Records with drawing code
* begin *

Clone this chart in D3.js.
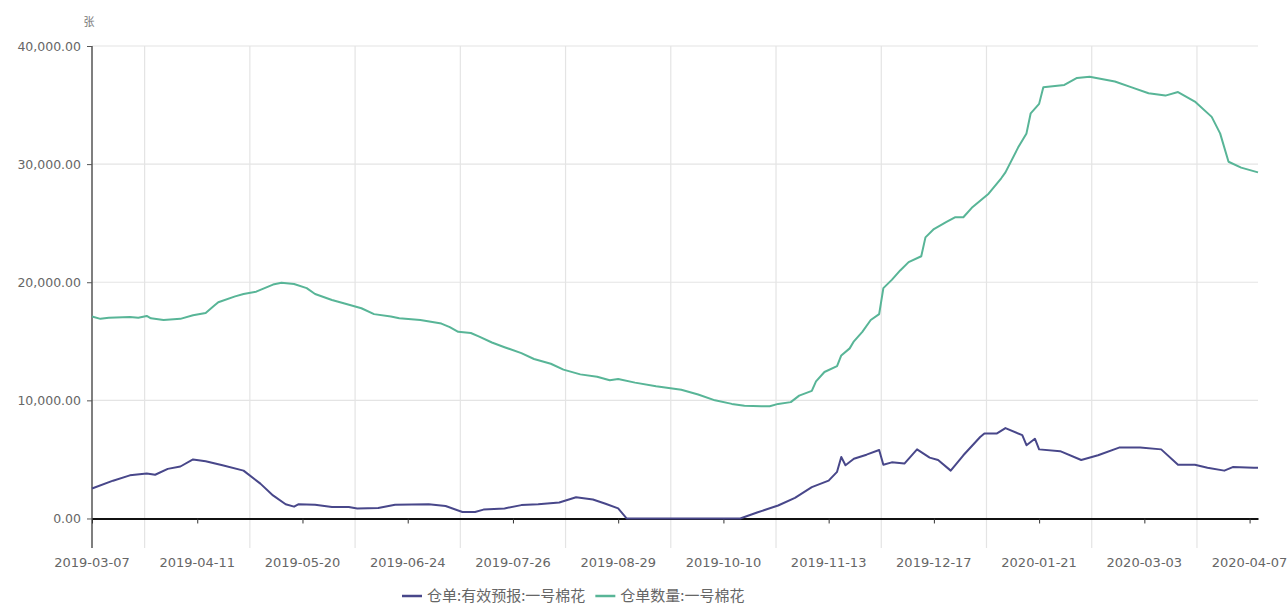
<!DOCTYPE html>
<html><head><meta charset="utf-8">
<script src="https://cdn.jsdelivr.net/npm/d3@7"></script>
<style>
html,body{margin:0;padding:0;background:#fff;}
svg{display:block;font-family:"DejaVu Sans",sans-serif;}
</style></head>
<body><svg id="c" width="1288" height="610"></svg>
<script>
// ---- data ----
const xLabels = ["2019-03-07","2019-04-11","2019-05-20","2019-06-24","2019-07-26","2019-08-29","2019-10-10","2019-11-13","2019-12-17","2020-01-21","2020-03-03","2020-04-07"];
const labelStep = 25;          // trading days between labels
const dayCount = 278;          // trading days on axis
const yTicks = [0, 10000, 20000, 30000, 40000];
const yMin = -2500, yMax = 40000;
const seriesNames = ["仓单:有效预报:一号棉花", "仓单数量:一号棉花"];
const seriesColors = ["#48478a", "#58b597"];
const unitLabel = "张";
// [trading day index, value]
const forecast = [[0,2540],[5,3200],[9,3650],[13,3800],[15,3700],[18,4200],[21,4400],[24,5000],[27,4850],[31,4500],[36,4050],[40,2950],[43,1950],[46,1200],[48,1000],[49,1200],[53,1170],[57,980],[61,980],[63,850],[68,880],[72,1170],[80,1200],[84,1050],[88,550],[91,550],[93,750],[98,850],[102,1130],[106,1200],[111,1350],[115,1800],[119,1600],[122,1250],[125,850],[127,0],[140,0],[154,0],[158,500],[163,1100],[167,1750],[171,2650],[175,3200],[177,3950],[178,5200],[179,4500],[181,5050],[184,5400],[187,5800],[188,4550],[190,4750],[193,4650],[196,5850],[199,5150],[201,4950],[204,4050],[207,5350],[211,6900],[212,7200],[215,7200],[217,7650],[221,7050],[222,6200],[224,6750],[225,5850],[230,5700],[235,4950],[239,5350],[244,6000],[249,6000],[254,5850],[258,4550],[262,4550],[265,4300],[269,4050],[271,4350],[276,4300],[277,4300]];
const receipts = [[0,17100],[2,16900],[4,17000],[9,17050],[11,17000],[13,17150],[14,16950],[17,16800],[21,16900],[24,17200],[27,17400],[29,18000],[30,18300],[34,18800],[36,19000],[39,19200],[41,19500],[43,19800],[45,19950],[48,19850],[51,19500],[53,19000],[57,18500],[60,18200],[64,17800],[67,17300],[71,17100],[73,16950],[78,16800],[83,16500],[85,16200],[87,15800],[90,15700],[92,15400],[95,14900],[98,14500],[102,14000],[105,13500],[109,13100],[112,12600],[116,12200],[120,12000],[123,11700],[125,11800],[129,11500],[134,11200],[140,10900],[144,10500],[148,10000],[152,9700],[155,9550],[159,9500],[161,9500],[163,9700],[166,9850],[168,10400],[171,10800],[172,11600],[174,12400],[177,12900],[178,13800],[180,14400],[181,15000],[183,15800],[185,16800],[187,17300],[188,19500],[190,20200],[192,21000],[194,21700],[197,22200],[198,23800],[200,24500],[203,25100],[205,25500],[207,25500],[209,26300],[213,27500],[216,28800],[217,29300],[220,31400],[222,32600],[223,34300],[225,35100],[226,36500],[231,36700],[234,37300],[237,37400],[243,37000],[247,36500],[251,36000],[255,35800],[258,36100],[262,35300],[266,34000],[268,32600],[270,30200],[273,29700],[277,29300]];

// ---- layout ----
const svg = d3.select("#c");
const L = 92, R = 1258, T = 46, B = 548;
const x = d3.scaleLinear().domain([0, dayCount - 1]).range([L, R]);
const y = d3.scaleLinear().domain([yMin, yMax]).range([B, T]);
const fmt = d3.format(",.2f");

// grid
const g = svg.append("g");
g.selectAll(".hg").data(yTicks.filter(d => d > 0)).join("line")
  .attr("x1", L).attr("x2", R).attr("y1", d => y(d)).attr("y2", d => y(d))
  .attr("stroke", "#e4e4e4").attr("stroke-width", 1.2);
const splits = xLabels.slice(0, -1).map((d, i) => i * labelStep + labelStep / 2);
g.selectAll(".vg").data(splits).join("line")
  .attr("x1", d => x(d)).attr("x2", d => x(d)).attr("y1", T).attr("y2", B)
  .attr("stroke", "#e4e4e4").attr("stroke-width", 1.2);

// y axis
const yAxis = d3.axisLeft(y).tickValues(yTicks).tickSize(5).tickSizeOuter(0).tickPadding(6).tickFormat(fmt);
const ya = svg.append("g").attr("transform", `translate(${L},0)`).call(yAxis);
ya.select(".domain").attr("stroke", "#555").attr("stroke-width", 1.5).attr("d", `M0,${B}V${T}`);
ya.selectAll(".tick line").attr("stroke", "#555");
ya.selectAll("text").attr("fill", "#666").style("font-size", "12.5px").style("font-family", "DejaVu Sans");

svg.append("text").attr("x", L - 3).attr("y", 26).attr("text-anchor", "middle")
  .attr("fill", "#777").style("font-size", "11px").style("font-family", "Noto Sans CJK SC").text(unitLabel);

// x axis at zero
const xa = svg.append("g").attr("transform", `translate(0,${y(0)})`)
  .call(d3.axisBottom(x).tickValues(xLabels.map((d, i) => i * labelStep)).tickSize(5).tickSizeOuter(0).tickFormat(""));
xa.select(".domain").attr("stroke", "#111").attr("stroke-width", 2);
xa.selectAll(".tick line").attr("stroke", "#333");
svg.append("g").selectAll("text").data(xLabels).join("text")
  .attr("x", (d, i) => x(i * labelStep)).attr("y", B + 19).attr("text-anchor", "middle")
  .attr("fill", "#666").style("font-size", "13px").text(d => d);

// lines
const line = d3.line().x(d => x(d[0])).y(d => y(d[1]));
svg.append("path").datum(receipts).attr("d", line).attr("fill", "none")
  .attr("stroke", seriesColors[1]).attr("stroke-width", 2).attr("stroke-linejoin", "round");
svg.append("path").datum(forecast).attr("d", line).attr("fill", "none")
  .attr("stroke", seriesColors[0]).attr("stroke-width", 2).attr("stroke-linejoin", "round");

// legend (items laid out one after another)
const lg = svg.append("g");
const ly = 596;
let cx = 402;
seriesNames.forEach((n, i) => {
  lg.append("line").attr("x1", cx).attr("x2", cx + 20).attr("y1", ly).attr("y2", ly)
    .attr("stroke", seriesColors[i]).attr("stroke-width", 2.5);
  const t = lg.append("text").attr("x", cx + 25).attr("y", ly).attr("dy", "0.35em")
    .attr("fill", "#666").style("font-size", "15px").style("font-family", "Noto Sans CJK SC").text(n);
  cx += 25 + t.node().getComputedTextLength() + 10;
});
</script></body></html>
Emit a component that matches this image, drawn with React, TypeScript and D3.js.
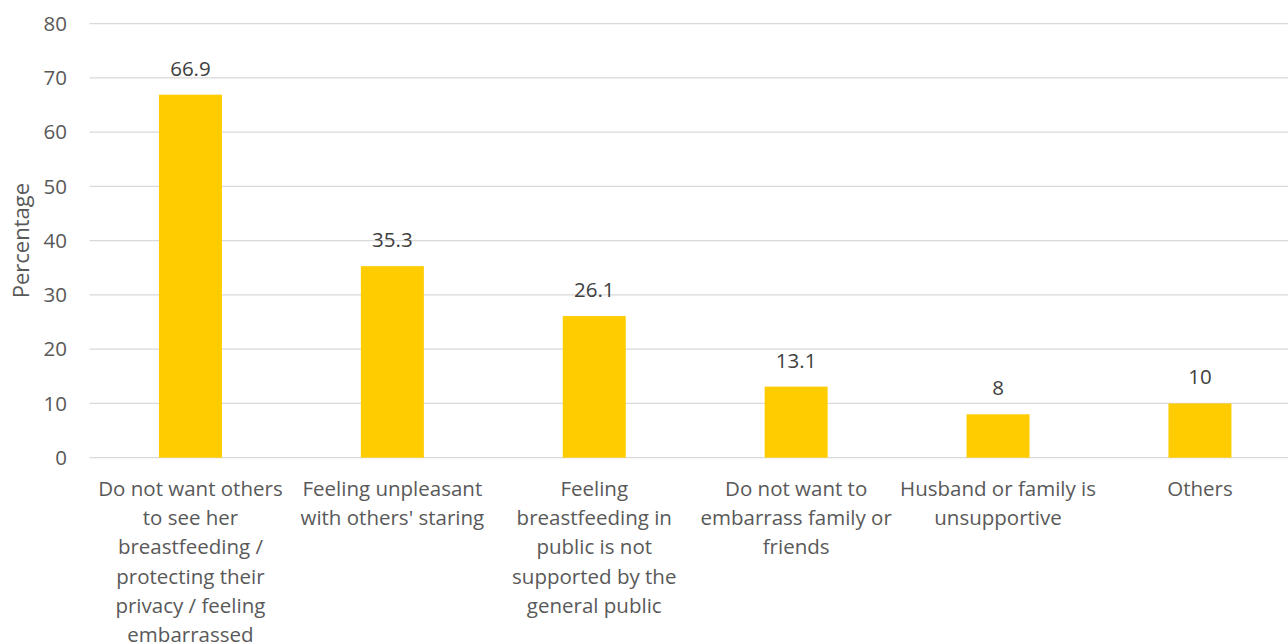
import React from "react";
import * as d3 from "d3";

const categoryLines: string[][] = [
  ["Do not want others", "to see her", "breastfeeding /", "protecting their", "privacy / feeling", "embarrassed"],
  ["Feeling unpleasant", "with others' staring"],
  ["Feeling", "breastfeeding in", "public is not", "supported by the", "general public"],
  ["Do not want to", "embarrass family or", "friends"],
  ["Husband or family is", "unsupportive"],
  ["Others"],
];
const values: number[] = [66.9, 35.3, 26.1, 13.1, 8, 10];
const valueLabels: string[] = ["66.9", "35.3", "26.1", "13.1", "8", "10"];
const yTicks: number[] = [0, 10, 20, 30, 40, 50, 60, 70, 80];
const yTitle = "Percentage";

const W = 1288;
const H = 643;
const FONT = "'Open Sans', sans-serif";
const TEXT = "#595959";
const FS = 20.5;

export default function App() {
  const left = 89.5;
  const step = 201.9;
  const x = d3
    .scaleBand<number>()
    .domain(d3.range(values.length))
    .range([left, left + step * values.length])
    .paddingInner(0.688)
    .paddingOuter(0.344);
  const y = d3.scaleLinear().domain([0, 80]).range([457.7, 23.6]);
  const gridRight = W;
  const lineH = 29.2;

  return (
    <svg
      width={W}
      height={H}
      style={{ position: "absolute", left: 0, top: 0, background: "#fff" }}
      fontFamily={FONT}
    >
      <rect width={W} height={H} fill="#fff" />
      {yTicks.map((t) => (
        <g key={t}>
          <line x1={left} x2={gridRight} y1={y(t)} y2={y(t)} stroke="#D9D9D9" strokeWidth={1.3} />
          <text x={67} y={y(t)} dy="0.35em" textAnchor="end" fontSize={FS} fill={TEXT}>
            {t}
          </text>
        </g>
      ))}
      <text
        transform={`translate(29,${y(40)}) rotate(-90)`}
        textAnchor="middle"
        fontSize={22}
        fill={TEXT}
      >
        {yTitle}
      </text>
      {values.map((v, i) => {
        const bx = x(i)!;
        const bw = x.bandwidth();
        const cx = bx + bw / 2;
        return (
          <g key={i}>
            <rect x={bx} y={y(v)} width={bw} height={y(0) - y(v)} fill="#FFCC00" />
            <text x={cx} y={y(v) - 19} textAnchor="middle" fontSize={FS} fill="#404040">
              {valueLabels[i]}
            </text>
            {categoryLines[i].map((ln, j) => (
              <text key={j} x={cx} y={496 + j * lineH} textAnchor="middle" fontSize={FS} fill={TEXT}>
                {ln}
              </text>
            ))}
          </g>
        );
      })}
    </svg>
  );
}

* end *

[TO BE DONE] Pictures in the material above should be skipped; print exactly the lines from the one with "Emit a component" through the one with "import * as".

[EXERCISE RESPONSE]
Emit a component that matches this image, drawn with React, TypeScript and D3.js.
import React from "react";
import * as d3 from "d3";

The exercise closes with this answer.